Egyptian activist Abdul Rahman Qardawi was kept in detention on Thursday afternoon by the Advocate General of the Court of Cassation, Myrna Kallas, based on a request by the UAE’s Public Prosecutor’s Office.
Upon his return from Syria on Dec. 28, Qaradawi was arrested at the Masnaa border crossing by General Security based on an arrest warrant issued by the Council of Arab Interior Ministers after the Egyptian judiciary convicted him in 2017 for “inciting to violence and disseminating false information.”
Qaradawi is a critic of the Egyptian government, which overthrew former resident Mohammad Morsi, who hailed from the Muslim Brotherhood, in 2013. He is the son of Sheikh Youssef Qaradawi, spiritual leader of the Muslim Brotherhood, who was sentenced in absentia by the Egyptian courts, and who died in Qatar in 2022.
Based on an extradition request made on Monday by the UAE against Qaradawi for his hostile positions towards Abu Dhabi and his alleged incitement to unrest there, Judge Kallas ordered to keep him in detention. For the time being, the judge has not examined the crimes Egypt accused him of, since Cairo’s request for extradition was made yesterday. A source close to the case told L’Orient-Le Jour that the Egyptian file should be studied on Friday.
Speaking to L’Orient-Le Jour, Qaradawi’s lawyer, Mohammad Sablouh, said that there is no extradition agreement between the UAE and Lebanon. A judicial source familiar with the case said that the UAE authorities have, however, invoked the principle of reciprocity to justify their extradition request. In the absence of a formal agreement, this principle would allow the two states to hand over each other’s wanted persons, said this source.

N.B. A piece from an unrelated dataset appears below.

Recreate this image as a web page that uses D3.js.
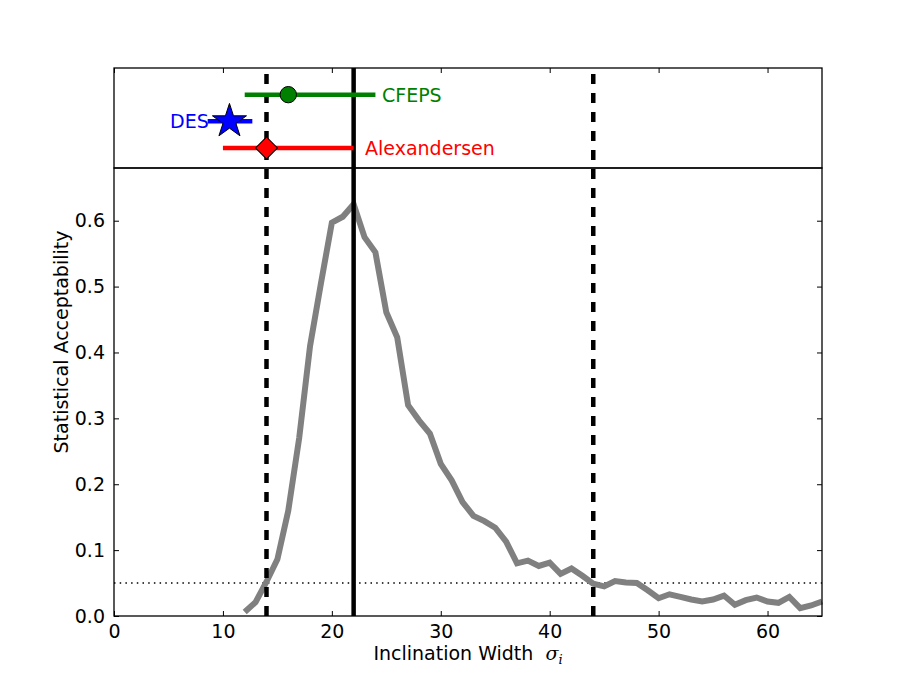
<!DOCTYPE html>
<html>
<head>
<meta charset="utf-8">
<script src="https://cdn.jsdelivr.net/npm/d3@7"></script>
<style>
  body { margin: 0; background: #fff; }
  text { font-family: "DejaVu Sans", sans-serif; }
</style>
</head>
<body>
<div id="chart"></div>
<script>
// curve: statistical acceptability vs inclination width
const widths = d3.range(12, 66);
const acceptability = [
  0.006, 0.021, 0.052, 0.086, 0.160, 0.270, 0.410, 0.505, 0.597, 0.606,
  0.625, 0.575, 0.552, 0.461, 0.423, 0.320, 0.297, 0.277, 0.231, 0.206,
  0.173, 0.152, 0.144, 0.134, 0.113, 0.080, 0.084, 0.076, 0.081, 0.064,
  0.072, 0.061, 0.049, 0.045, 0.053, 0.051, 0.050, 0.039, 0.027, 0.033,
  0.029, 0.025, 0.022, 0.025, 0.031, 0.017, 0.024, 0.028, 0.022, 0.020,
  0.029, 0.012, 0.016, 0.022
];

// survey estimates shown in the top panel
const surveys = ["CFEPS", "DES", "Alexandersen"];
const surveyRow = [3, 2, 1];
const surveyBest = [16, 10.6, 14];
const surveyLow = [12, 8.6, 10];
const surveyHigh = [24, 12.7, 22];
const surveyColor = ["green", "blue", "red"];
const surveyMarker = ["circle", "star", "diamond"];

const dashedLines = [14, 44];
const bestFit = 22;
const threshold = 0.05;

const xTicks = [0, 10, 20, 30, 40, 50, 60];
const yTicks = [0, 0.1, 0.2, 0.3, 0.4, 0.5, 0.6];

const W = 913, H = 685;
const left = 114, right = 822;
const topY = 68, midY = 168, bottomY = 616;
const fontSize = "19px";

const svg = d3.select("#chart").append("svg")
    .attr("width", W)
    .attr("height", H);

const x = d3.scaleLinear().domain([0, 65]).range([left, right]);
const y = d3.scaleLinear().domain([0, 0.68]).range([bottomY, midY]);
const yTop = d3.scaleLinear().domain([0.25, 4]).range([midY, topY]);

// threshold line
svg.append("line")
    .attr("x1", left).attr("x2", right)
    .attr("y1", y(threshold)).attr("y2", y(threshold))
    .attr("stroke", "black")
    .attr("stroke-width", 1.5)
    .attr("stroke-dasharray", "1.5,4.2");

// acceptability curve
const line = d3.line()
    .x((d, i) => x(widths[i]))
    .y(d => y(d));

svg.append("path")
    .datum(acceptability)
    .attr("d", line)
    .attr("fill", "none")
    .attr("stroke", "#808080")
    .attr("stroke-width", 6)
    .attr("stroke-linejoin", "miter");

// vertical lines through both panels
svg.selectAll(".vdash")
    .data(dashedLines)
    .enter()
    .append("line")
    .attr("class", "vdash")
    .attr("x1", d => x(d)).attr("x2", d => x(d))
    .attr("y1", bottomY).attr("y2", topY)
    .attr("stroke", "black")
    .attr("stroke-width", 4.5)
    .attr("stroke-dasharray", "10,9");

svg.append("line")
    .attr("x1", x(bestFit)).attr("x2", x(bestFit))
    .attr("y1", bottomY).attr("y2", topY)
    .attr("stroke", "black")
    .attr("stroke-width", 4.5);

// survey error bars
surveys.forEach((name, i) => {
    const cy = yTop(surveyRow[i]);
    svg.append("line")
        .attr("x1", x(surveyLow[i])).attr("x2", x(surveyHigh[i]))
        .attr("y1", cy).attr("y2", cy)
        .attr("stroke", surveyColor[i])
        .attr("stroke-width", 4.5);

    let sym;
    if (surveyMarker[i] == "circle") sym = d3.symbol(d3.symbolCircle, 210);
    else if (surveyMarker[i] == "star") sym = d3.symbol(d3.symbolStar, 360);
    else sym = d3.symbol(d3.symbolSquare, 240);

    svg.append("path")
        .attr("d", sym())
        .attr("transform", `translate(${x(surveyBest[i])},${cy})` + (surveyMarker[i] == "diamond" ? " rotate(45)" : ""))
        .attr("fill", surveyColor[i])
        .attr("stroke", "black")
        .attr("stroke-width", 1);
});

// survey labels
svg.append("text")
    .attr("x", x(24.6)).attr("y", yTop(3))
    .attr("dy", "0.36em")
    .attr("fill", "green")
    .style("font-size", fontSize)
    .text("CFEPS");

svg.append("text")
    .attr("x", x(8.7)).attr("y", yTop(2))
    .attr("dy", "0.36em")
    .attr("text-anchor", "end")
    .attr("fill", "blue")
    .style("font-size", fontSize)
    .text("DES");

svg.append("text")
    .attr("x", x(23.05)).attr("y", yTop(1))
    .attr("dy", "0.36em")
    .attr("fill", "red")
    .style("font-size", fontSize)
    .text("Alexandersen");

// axes (ticks point inward)
const xAxis = svg.append("g")
    .attr("transform", `translate(0,${bottomY})`)
    .call(d3.axisBottom(x).tickValues(xTicks).tickSize(-5).tickPadding(9).tickFormat(d3.format("d")));

const yAxis = svg.append("g")
    .attr("transform", `translate(${left},0)`)
    .call(d3.axisLeft(y).tickValues(yTicks).tickSize(-5).tickPadding(9).tickFormat(d3.format(".1f")));

const yAxisR = svg.append("g")
    .attr("transform", `translate(${right},0)`)
    .call(d3.axisRight(y).tickValues(yTicks).tickSize(-5).tickFormat(""));

const xAxisTop = svg.append("g")
    .attr("transform", `translate(0,${topY})`)
    .call(d3.axisTop(x).tickValues(xTicks).tickSize(-5).tickFormat(""));

[xAxis, yAxis, yAxisR, xAxisTop].forEach(g => {
    g.select(".domain").remove();
    g.selectAll("line").attr("stroke", "black").attr("stroke-width", 1);
    g.selectAll("text")
        .style("font-size", fontSize)
        .style("font-family", "DejaVu Sans, sans-serif")
        .attr("fill", "black");
});

// frames
svg.append("rect")
    .attr("x", left).attr("y", midY)
    .attr("width", right - left).attr("height", bottomY - midY)
    .attr("fill", "none").attr("stroke", "black").attr("stroke-width", 1.3);

svg.append("rect")
    .attr("x", left).attr("y", topY)
    .attr("width", right - left).attr("height", midY - topY)
    .attr("fill", "none").attr("stroke", "black").attr("stroke-width", 1.3);

// axis labels
const xLabel = svg.append("text")
    .attr("x", (left + right) / 2)
    .attr("y", 660)
    .attr("text-anchor", "middle")
    .style("font-size", fontSize);
xLabel.append("tspan").text("Inclination Width\u00a0\u00a0");
xLabel.append("tspan")
    .style("font-family", "DejaVu Serif, serif")
    .style("font-style", "italic")
    .text("σ");
xLabel.append("tspan")
    .attr("dy", 4)
    .style("font-family", "DejaVu Serif, serif")
    .style("font-style", "italic")
    .style("font-size", "13px")
    .text("i");

svg.append("text")
    .attr("transform", `translate(68,${(topY + bottomY) / 2}) rotate(-90)`)
    .attr("text-anchor", "middle")
    .style("font-size", fontSize)
    .text("Statistical Acceptability");
</script>
</body>
</html>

Sablouh said that, in any case, the extradition should not take place, especially as his client is not a UAE national, and the crimes for which he is being prosecuted “are not punishable in Lebanon, where freedom of expression is enshrined.”
‘Arab Zionists’
The activist had traveled to Syria from Turkey, where he is also a citizen, after landing in Beirut. He had crossed the border to Damascus unhindered. But during his stay in the Syrian capital, he broadcast a video, while on the esplanade of the Umayyad Mosque, celebrating “the victory of the Syrian revolution against the tyrant Bashar al-Assad,” advocating “future victories in Egypt, Tunisia and Libya.”
“We pray to God to enable the Syrian people and the new Syrian leadership to confront all the evil challenges posed by the plotters, notably the Zionist Arab regimes,” he said in his video, pointing to “the United Arab Emirates (UAE), Saudi Arabia and Egypt.”
L’Orient-Le Jour learned that Qaradawi said during his interrogation that the attacks that targeted him on social media pushed him to immediately delete his video before returning to Lebanon.
While Sablouh confirmed that there are extradition agreements between Lebanon and Egypt, he added that they do not apply to crimes with political character, or when the perpetrators of such crimes risk being tortured in the requesting country. In any case, the crimes attributed to Qaradawi date back to 2017 and are now time-barred under the five-year statute of limitations.
Will the Egyptian government critic be extradited? If so, to which of the two requesting countries? This question is all the more complex as it involves political and legal considerations, and could have an impact on Lebanon’s relations with Egypt and the United Arab Emirates.
Speaking to L’Orient-Le Jour, a judge said that it was not the Lebanese judiciary, but rather the cabinet that would have to decide on the extradition requests, after receiving a report with legal recommendations from Lebanon’s top prosecutor Jamal Hajjar.